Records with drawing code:
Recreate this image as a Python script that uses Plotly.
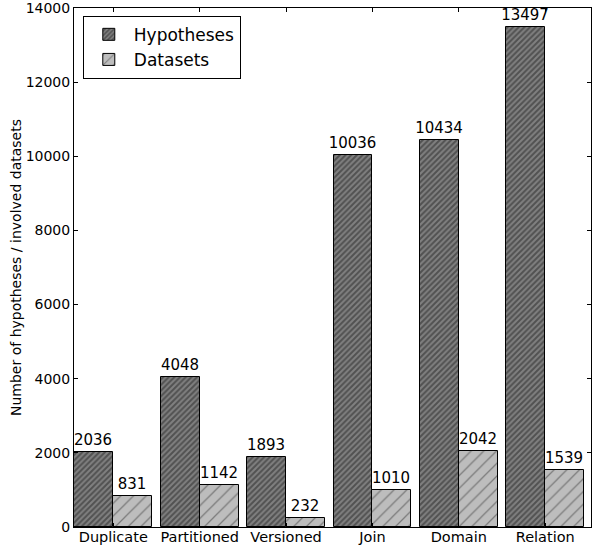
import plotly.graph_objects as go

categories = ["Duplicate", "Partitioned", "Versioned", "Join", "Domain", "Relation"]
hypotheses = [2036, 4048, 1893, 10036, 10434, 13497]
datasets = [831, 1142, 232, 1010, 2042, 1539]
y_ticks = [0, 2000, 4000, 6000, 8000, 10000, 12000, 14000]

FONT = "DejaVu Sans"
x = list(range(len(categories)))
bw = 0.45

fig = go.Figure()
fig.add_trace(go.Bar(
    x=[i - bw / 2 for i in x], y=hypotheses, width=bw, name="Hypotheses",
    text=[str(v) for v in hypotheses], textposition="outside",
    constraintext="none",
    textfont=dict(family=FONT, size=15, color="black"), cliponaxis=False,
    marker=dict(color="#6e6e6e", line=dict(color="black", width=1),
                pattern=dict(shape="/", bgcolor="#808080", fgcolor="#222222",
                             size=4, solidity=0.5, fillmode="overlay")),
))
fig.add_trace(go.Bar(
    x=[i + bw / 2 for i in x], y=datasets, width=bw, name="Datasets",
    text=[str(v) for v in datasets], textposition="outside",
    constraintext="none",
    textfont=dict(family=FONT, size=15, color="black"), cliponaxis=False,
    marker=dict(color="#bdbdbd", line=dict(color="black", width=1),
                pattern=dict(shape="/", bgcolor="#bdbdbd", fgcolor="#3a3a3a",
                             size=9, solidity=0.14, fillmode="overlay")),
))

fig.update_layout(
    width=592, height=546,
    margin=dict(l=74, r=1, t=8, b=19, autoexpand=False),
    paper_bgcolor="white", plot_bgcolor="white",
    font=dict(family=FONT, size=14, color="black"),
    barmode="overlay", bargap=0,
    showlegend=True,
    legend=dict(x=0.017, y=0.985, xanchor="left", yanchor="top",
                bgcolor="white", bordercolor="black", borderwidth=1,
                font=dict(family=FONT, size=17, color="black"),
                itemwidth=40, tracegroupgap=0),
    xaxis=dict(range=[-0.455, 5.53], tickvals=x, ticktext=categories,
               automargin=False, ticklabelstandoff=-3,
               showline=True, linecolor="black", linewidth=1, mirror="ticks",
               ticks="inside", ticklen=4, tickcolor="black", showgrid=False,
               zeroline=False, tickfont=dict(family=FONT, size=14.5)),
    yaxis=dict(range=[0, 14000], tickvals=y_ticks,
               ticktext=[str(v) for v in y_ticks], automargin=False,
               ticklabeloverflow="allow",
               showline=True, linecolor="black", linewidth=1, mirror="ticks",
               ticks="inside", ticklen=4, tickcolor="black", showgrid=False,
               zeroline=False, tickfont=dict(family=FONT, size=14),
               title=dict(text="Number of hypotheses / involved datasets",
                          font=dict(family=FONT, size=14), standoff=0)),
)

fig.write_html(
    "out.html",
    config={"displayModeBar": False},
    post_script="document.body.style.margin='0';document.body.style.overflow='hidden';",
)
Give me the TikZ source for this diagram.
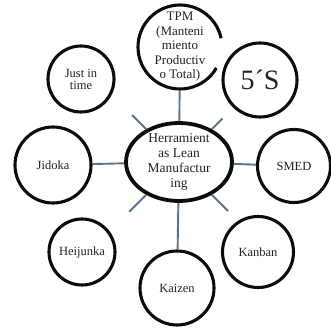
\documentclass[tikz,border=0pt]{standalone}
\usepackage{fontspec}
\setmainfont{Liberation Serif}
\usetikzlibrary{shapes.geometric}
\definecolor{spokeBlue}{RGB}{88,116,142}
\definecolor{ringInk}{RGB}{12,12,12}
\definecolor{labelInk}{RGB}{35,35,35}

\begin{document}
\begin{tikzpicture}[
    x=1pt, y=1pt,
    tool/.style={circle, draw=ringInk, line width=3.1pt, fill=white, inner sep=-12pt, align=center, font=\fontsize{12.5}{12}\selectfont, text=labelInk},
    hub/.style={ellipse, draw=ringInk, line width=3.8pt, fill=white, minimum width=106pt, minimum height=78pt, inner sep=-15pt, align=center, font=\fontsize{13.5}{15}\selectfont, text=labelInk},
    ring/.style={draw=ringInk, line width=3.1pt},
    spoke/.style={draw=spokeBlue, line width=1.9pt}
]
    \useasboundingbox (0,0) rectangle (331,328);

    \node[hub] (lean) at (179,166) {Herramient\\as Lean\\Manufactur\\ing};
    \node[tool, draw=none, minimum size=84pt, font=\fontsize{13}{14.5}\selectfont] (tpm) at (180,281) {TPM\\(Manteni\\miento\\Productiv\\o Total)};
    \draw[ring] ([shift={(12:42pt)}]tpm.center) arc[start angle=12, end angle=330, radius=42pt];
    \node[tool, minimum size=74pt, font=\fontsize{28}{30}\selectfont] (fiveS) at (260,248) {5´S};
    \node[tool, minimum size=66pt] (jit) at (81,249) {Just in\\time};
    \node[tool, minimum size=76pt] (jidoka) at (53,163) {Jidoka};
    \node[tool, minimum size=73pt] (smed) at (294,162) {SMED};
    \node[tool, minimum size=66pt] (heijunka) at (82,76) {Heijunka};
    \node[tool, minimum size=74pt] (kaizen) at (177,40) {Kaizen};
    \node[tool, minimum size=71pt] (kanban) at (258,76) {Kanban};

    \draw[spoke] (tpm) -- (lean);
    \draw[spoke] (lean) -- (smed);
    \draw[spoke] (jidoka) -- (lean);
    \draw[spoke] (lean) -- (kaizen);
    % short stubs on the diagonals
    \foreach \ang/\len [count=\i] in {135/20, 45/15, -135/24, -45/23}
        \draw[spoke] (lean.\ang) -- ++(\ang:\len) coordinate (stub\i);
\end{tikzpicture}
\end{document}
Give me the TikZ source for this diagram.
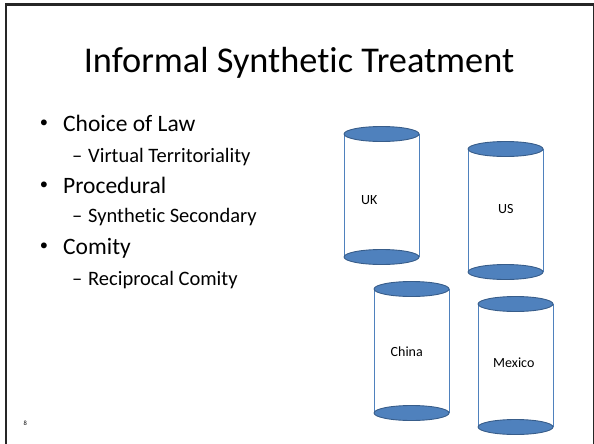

Given exercise
Extract the full listing exactly, with the pictures left out.

Solution
Recreate this image as a Python script that uses Plotly.
import plotly.graph_objects as go

categories = ["Duplicate", "Partitioned", "Versioned", "Join", "Domain", "Relation"]
hypotheses = [2036, 4048, 1893, 10036, 10434, 13497]
datasets = [831, 1142, 232, 1010, 2042, 1539]
y_ticks = [0, 2000, 4000, 6000, 8000, 10000, 12000, 14000]

FONT = "DejaVu Sans"
x = list(range(len(categories)))
bw = 0.45

fig = go.Figure()
fig.add_trace(go.Bar(
    x=[i - bw / 2 for i in x], y=hypotheses, width=bw, name="Hypotheses",
    text=[str(v) for v in hypotheses], textposition="outside",
    constraintext="none",
    textfont=dict(family=FONT, size=15, color="black"), cliponaxis=False,
    marker=dict(color="#6e6e6e", line=dict(color="black", width=1),
                pattern=dict(shape="/", bgcolor="#808080", fgcolor="#222222",
                             size=4, solidity=0.5, fillmode="overlay")),
))
fig.add_trace(go.Bar(
    x=[i + bw / 2 for i in x], y=datasets, width=bw, name="Datasets",
    text=[str(v) for v in datasets], textposition="outside",
    constraintext="none",
    textfont=dict(family=FONT, size=15, color="black"), cliponaxis=False,
    marker=dict(color="#bdbdbd", line=dict(color="black", width=1),
                pattern=dict(shape="/", bgcolor="#bdbdbd", fgcolor="#3a3a3a",
                             size=9, solidity=0.14, fillmode="overlay")),
))

fig.update_layout(
    width=592, height=546,
    margin=dict(l=74, r=1, t=8, b=19, autoexpand=False),
    paper_bgcolor="white", plot_bgcolor="white",
    font=dict(family=FONT, size=14, color="black"),
    barmode="overlay", bargap=0,
    showlegend=True,
    legend=dict(x=0.017, y=0.985, xanchor="left", yanchor="top",
                bgcolor="white", bordercolor="black", borderwidth=1,
                font=dict(family=FONT, size=17, color="black"),
                itemwidth=40, tracegroupgap=0),
    xaxis=dict(range=[-0.455, 5.53], tickvals=x, ticktext=categories,
               automargin=False, ticklabelstandoff=-3,
               showline=True, linecolor="black", linewidth=1, mirror="ticks",
               ticks="inside", ticklen=4, tickcolor="black", showgrid=False,
               zeroline=False, tickfont=dict(family=FONT, size=14.5)),
    yaxis=dict(range=[0, 14000], tickvals=y_ticks,
               ticktext=[str(v) for v in y_ticks], automargin=False,
               ticklabeloverflow="allow",
               showline=True, linecolor="black", linewidth=1, mirror="ticks",
               ticks="inside", ticklen=4, tickcolor="black", showgrid=False,
               zeroline=False, tickfont=dict(family=FONT, size=14),
               title=dict(text="Number of hypotheses / involved datasets",
                          font=dict(family=FONT, size=14), standoff=0)),
)

fig.write_html(
    "out.html",
    config={"displayModeBar": False},
    post_script="document.body.style.margin='0';document.body.style.overflow='hidden';",
)
Give me the TikZ source for this diagram.
\documentclass[tikz,border=0pt]{standalone}
\usepackage{fontspec}
\setmainfont{Liberation Serif}
\usetikzlibrary{shapes.geometric}
\definecolor{spokeBlue}{RGB}{88,116,142}
\definecolor{ringInk}{RGB}{12,12,12}
\definecolor{labelInk}{RGB}{35,35,35}

\begin{document}
\begin{tikzpicture}[
    x=1pt, y=1pt,
    tool/.style={circle, draw=ringInk, line width=3.1pt, fill=white, inner sep=-12pt, align=center, font=\fontsize{12.5}{12}\selectfont, text=labelInk},
    hub/.style={ellipse, draw=ringInk, line width=3.8pt, fill=white, minimum width=106pt, minimum height=78pt, inner sep=-15pt, align=center, font=\fontsize{13.5}{15}\selectfont, text=labelInk},
    ring/.style={draw=ringInk, line width=3.1pt},
    spoke/.style={draw=spokeBlue, line width=1.9pt}
]
    \useasboundingbox (0,0) rectangle (331,328);

    \node[hub] (lean) at (179,166) {Herramient\\as Lean\\Manufactur\\ing};
    \node[tool, draw=none, minimum size=84pt, font=\fontsize{13}{14.5}\selectfont] (tpm) at (180,281) {TPM\\(Manteni\\miento\\Productiv\\o Total)};
    \draw[ring] ([shift={(12:42pt)}]tpm.center) arc[start angle=12, end angle=330, radius=42pt];
    \node[tool, minimum size=74pt, font=\fontsize{28}{30}\selectfont] (fiveS) at (260,248) {5´S};
    \node[tool, minimum size=66pt] (jit) at (81,249) {Just in\\time};
    \node[tool, minimum size=76pt] (jidoka) at (53,163) {Jidoka};
    \node[tool, minimum size=73pt] (smed) at (294,162) {SMED};
    \node[tool, minimum size=66pt] (heijunka) at (82,76) {Heijunka};
    \node[tool, minimum size=74pt] (kaizen) at (177,40) {Kaizen};
    \node[tool, minimum size=71pt] (kanban) at (258,76) {Kanban};

    \draw[spoke] (tpm) -- (lean);
    \draw[spoke] (lean) -- (smed);
    \draw[spoke] (jidoka) -- (lean);
    \draw[spoke] (lean) -- (kaizen);
    % short stubs on the diagonals
    \foreach \ang/\len [count=\i] in {135/20, 45/15, -135/24, -45/23}
        \draw[spoke] (lean.\ang) -- ++(\ang:\len) coordinate (stub\i);
\end{tikzpicture}
\end{document}
Give me the TikZ source for this diagram.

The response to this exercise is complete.